Legate NumPy
Legate NumPy is a Legate library that aims to provide a distributed and accelerated drop-in replacement for the NumPy API on top of the Legion runtime. Using Legate NumPy you do things like run the final example of the Python CFD course completely unmodified on 2048 A100 GPUs in a DGX SuperPOD and achieve good weak scaling.
Legate NumPy works best for programs that have very large arrays of data that cannot fit in the memory of a single GPU or a single node and need to span multiple nodes and GPUs. While our implementation of the current NumPy API is still incomplete, programs that use unimplemented features will still work (assuming enough memory) by falling back to the canonical NumPy implementation.
Dependencies
Users must have a working installation of the
Legate Core
library prior to installing Legate NumPy.
Legate NumPy requires Python >= 3.6. We provide a
conda environment file that
installs all needed dependencies in one step. Use the following command to
create a conda environment with it:
conda env create -n legate -f conda/legate_numpy_dev.yml
Installation
Installation of Legate NumPy is done with either setup.py
for simple
uses cases or install.py
for more advanced use cases. The most common
installation command is:
python setup.py --with-core <path-to-legate-core-installation>
This will build Legate NumPy against the Legate Core installation and then
install Legate NumPy into the same location. Users can also install Legate NumPy
into an alternative location with the canonical --prefix
flag as well.
python setup.py --prefix <install-dir> --with-core <path-to-legate-core-installation>
Note that after the first invocation of setup.py
this repository will remember
which Legate Core installation to use and the --with-core
option can be
omitted unless the user wants to change it.
Advanced users can also invoke install.py --help
to see options for
configuring Legate NumPy by invoking the install.py
script directly.
Of particular interest to Legate NumPy users will likely be the option for
specifying an installation of OpenBLAS to use.
If you already have an installation of OpenBLAS on your machine you can
inform the install.py
script about its location using the --with-openblas
flag:
python setup.py --with-openblas /path/to/open/blas/
Usage and Execution
Using Legate NumPy as a replacement for NumPy is easy. Users only need
to replace:
import numpy as np
with:
import legate.numpy as np
These programs can then be run by the Legate driver script described in the
Legate Core documentation.
legate legate_numpy_program.py
For execution with multiple nodes (assuming Legate Core is installed with GASNet support)
users can supply the --nodes
flag. For execution with GPUs, users can use the
--gpus
flags to specify the number of GPUs to use per node. We encourage all users
to familiarize themselves with these resource flags as described in the Legate Core
documentation or simply by passing --help
to the legate
driver script.
Supported and Planned Features
Legate NumPy is currently a work in progress and we are gradually adding support for
additional NumPy operators. Unsupported NumPy operations will provide a
warning that we are falling back to canonical NumPy. Please report unimplemented
features that are necessary for attaining good performance so that we can triage
them and prioritize implementation appropriately.

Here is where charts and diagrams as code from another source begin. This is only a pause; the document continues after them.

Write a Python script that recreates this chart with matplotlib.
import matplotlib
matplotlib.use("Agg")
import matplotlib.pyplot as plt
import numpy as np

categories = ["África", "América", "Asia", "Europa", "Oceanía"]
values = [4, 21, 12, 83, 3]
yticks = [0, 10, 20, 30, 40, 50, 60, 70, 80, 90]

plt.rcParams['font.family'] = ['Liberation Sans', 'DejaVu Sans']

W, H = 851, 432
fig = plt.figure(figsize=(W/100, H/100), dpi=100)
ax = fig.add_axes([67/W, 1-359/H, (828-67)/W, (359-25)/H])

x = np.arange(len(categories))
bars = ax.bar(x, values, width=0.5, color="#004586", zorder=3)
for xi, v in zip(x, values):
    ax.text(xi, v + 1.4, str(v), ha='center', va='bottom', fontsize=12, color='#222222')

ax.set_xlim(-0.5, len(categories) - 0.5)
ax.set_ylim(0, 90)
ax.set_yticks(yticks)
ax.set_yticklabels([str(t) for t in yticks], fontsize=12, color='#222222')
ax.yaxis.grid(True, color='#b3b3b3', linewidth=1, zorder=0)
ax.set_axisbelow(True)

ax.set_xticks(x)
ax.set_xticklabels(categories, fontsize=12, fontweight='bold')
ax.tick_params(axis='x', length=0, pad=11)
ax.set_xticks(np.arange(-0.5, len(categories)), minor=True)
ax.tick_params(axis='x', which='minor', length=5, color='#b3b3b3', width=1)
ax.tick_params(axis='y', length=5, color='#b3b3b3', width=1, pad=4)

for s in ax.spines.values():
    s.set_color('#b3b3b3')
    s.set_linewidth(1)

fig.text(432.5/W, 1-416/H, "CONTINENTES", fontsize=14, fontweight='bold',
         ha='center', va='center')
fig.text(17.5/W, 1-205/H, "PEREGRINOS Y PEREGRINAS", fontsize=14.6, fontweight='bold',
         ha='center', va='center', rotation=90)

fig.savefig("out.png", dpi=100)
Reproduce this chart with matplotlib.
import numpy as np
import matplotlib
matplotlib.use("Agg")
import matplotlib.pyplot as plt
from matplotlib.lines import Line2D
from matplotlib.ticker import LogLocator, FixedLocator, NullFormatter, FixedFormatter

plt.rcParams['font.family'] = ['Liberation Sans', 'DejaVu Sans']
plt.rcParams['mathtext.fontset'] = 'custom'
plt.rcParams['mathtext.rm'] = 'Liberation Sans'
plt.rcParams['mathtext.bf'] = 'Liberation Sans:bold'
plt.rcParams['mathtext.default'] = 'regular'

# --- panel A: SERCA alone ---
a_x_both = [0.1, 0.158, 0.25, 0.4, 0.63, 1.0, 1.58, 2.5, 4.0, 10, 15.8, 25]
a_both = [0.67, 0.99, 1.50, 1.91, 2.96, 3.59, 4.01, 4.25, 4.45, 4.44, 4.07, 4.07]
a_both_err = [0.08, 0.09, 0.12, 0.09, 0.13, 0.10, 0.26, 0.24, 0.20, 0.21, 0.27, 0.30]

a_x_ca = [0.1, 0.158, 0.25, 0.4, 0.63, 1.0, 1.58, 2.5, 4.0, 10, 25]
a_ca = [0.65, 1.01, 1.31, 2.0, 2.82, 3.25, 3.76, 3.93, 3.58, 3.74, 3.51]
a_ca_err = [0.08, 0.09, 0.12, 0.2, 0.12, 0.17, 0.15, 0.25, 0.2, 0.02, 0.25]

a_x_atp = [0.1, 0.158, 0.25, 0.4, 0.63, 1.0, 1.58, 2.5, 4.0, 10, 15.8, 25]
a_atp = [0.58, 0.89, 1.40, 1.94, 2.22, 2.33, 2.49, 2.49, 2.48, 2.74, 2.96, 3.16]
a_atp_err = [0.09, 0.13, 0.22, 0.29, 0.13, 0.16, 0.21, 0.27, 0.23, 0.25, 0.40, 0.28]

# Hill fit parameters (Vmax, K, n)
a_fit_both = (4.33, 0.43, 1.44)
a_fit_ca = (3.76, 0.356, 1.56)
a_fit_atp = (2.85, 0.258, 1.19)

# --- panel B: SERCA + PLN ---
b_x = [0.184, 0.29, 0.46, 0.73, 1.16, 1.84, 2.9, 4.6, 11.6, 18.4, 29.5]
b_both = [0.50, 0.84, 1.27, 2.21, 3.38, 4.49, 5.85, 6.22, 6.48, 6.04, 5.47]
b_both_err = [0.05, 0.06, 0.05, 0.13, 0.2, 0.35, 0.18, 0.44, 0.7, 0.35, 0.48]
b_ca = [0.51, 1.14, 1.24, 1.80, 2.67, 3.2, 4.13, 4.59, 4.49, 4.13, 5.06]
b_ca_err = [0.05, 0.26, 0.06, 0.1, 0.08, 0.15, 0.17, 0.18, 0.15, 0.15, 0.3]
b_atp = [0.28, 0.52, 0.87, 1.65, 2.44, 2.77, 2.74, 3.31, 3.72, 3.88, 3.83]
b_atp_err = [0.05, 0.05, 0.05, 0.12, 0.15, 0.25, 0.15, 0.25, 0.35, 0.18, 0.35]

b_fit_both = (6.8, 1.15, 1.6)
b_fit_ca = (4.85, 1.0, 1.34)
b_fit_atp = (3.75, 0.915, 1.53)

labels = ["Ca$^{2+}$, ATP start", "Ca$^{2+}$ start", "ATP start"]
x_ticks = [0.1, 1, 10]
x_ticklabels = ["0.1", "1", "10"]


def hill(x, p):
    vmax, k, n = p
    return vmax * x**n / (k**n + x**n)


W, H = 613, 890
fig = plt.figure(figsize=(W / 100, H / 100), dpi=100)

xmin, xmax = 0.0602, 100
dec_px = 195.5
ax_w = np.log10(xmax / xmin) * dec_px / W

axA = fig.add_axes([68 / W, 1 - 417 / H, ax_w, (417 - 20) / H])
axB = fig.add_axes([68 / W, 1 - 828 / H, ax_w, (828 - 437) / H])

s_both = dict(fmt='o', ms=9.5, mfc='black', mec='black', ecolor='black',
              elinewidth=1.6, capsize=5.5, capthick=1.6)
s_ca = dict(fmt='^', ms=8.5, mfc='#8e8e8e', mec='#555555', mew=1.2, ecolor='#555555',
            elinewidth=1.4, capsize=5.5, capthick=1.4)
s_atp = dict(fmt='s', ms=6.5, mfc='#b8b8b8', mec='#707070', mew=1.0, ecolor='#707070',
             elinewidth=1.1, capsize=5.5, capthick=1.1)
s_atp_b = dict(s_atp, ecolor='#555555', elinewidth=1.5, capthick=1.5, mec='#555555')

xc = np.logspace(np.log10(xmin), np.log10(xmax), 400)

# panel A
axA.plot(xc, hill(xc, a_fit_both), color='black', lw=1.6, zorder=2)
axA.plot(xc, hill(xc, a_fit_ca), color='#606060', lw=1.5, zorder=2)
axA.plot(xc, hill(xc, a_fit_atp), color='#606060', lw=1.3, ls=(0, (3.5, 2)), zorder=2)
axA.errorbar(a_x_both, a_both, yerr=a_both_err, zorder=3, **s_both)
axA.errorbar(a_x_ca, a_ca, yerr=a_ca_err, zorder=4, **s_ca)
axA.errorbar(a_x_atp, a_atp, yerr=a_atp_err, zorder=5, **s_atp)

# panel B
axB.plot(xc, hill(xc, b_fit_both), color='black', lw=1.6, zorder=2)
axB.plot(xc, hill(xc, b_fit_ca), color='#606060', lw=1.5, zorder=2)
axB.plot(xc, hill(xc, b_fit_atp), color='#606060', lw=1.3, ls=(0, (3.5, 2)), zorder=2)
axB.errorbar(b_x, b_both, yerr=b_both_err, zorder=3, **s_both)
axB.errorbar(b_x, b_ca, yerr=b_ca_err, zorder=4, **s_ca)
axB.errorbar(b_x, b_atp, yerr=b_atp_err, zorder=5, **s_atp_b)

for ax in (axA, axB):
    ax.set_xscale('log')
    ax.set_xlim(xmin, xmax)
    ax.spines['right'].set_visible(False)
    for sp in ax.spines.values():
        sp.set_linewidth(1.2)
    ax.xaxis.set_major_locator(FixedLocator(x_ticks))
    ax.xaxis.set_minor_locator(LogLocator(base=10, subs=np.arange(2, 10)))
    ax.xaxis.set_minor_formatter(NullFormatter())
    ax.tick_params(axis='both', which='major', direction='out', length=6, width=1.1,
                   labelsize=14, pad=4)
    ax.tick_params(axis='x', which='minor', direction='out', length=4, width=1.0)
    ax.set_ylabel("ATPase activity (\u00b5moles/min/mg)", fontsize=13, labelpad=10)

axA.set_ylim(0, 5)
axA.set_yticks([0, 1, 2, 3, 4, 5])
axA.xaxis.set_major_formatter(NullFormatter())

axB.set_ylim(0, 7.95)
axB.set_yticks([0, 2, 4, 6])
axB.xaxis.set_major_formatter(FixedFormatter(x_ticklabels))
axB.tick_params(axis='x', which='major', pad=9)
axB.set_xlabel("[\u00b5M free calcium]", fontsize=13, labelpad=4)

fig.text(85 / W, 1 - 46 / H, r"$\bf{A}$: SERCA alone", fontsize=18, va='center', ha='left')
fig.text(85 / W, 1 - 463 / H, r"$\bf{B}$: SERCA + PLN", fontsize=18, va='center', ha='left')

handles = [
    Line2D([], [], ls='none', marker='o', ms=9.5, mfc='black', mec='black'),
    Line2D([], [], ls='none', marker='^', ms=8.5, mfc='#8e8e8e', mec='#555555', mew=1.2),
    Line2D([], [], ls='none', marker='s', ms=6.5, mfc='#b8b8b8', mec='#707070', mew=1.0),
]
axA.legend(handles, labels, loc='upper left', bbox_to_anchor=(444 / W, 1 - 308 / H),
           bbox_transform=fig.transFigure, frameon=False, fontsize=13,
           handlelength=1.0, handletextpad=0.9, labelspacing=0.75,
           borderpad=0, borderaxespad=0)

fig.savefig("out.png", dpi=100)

The more users that report an
unimplemented feature, the more we will prioritize it. Please include a pointer
to your code if possible too so we can see how you are using the feature in context.
Supported Types and Dimensions
Legate NumPy currently supports the following NumPy types: float16
, float32
, float64
,
int16
, int32
, int64
, uint16
, uint32
, uint64
, bool
, complex64
, and complex128
.
Legate currently also only works on up to 3D arrays at the moment. We're currently working
on support for N-D arrays. If you have a need for arrays with more than three
dimensions please let us know about it.
Documentation
A complete list of available features can is provided in the API
reference.
Future Directions
There are three primary directions that we plan to investigate
with Legate NumPy going forward:
- More features: we plan to identify a few key lighthouse applications
and use the demands of these applications to drive the addition of
new features to Legate NumPy. - We plan to add support for sharded file I/O for loading and
storing large data sets that could never be loaded on a single node.
Initially this will begin with native support for h5py
but will grow to accommodate other formats needed by our lighthouse
applications. - Strong scaling: while Legate NumPy is currently implemented in a way that
enables weak scaling of codes on larger data sets, we would also like
to make it possible to strong-scale Legate applications for a single
problem size. This will require leveraging some of the more advanced
features of Legion from inside the Python interpreter.
We are open to comments, suggestions, and ideas.